A special catalog is defined in the local configuration in order to keep track of the files transfered:

RAWIntegrity
{
  AccessType = Read-Write
  Status = Active
}

We also have two special configuration for StorageElements:

# Setting it to NULL to transfer without
# checking the checksum, since it is already done by
# the DataMover and the RAWIntegrityAgent
# It should avoid the double read on the local disk
ChecksumType=NULL
# Setting this to True is dangerous...
# If we have a SRM_FILE_BUSY, we remove the file
# But we have enough safety net for the transfers from the pit
SRMBusyFilesExist = True

Finally, you need to overwrite the URLS of the RMS to make sure that they use the internal RMS:

URLs
{
  ReqManager = dips://lbdirac.cern.ch:9140/RequestManagement/ReqManager
  ReqProxyURLs = dips://lbdirac.cern.ch:9161/RequestManagement/ReqProxy
}

Installation/update of LHCbDirac version

Instructions to install or update a new version of LHCbDirac

ssh lhcbprod@lbgw.cern.ch
ssh store06
cd /sw/dirac/run2
source /sw/dirac/run2/bashrc
dirac-install -v -r vArBpC -t server -l LHCb -e LHCb
rm /sw/dirac/run2/pro ; ln -s versions/vArBpC_hhhhhh pro
cd /sw/dirac/run2/pro


foreach i (`ls`)
if -l $i then
  echo $i
  rm $i
  ln -s ../../$i
endif
end

Workflow

The DataMover is the Online code responsible for the interraction with the BKK (register the run, the files, set the replica flag), to request the physical transfers, and to remove the file of the Online storage when properly transfered.

The doc is visible here: https://lbdokuwiki.cern.ch/online_user:rundb_onlinetoofflinedataflow

The DataMover registers the Run and the files it already knows about in the BKK. Then it creates for each file a request with a PutAndRegister operation. The target SE is CERN-RAW, the Catalog is RAWIntegrity. The RequestExecutingAgent will execute the copy from the local online storage to CERN-RAW, and register it in the RAWIntegrity DB.

The RAWIntegrityAgent looks at all the files in the DB that are in status ‘Active’.

For each of them, it will check if the file is already on tape, and if so, compare the checksum.

If the checksum is incorrect, the file remains in status ‘Active’, and will require manual intervention. If the checksum is correct, we attempt to register the file in the DFC only.

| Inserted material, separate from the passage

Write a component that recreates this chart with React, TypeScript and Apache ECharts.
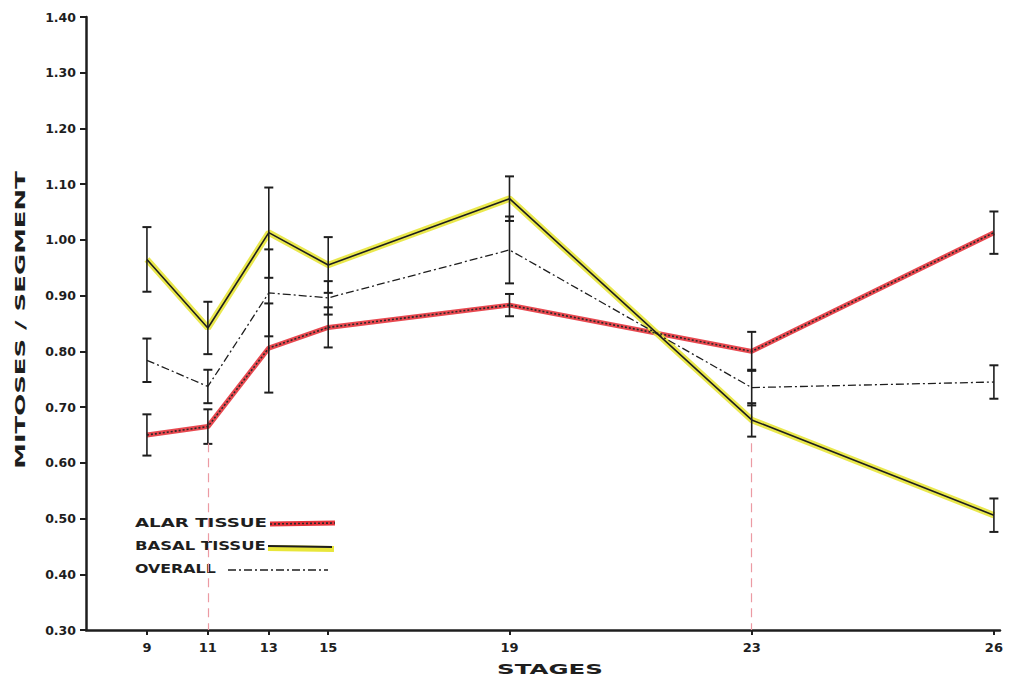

If the registration fails, the file goes into ‘Copied’ status in the DB, c If the registration works, we attempt to remove the file from the Online storage. This removal Request sends a signal to the DataMover, which will mark the file for removal (garbage collection), and the replica flag to yes in the BKK.

If the removal fails, the file status is set to ‘Registered’ in the DB, and will be reattempted from there at the next loop. If the removal works, the file is set to ‘Done’ in the DB.

HLTFram

The Productions, Monte Carlo or Other, are run under the ONLINE account lhcbprod. Under its home directory, a sub-directory called production contains all the scripts and tools to start the agent launch by PVSS. PVSS called the script /home/lhcbprod/production/launch_agent.sh. which will call the DIRAC Pilot (/home/lhcbprod/production/dirac-pilot-3.sh). The code for the Pilot itself is store in /home/lhcbprod/production/Pilot3. The content of this directory is updated every day by a cron run on the machine cron01 as lhcbprod. The script which update it is /home/lhcbprod/production/dirac-pilot3-cron.sh.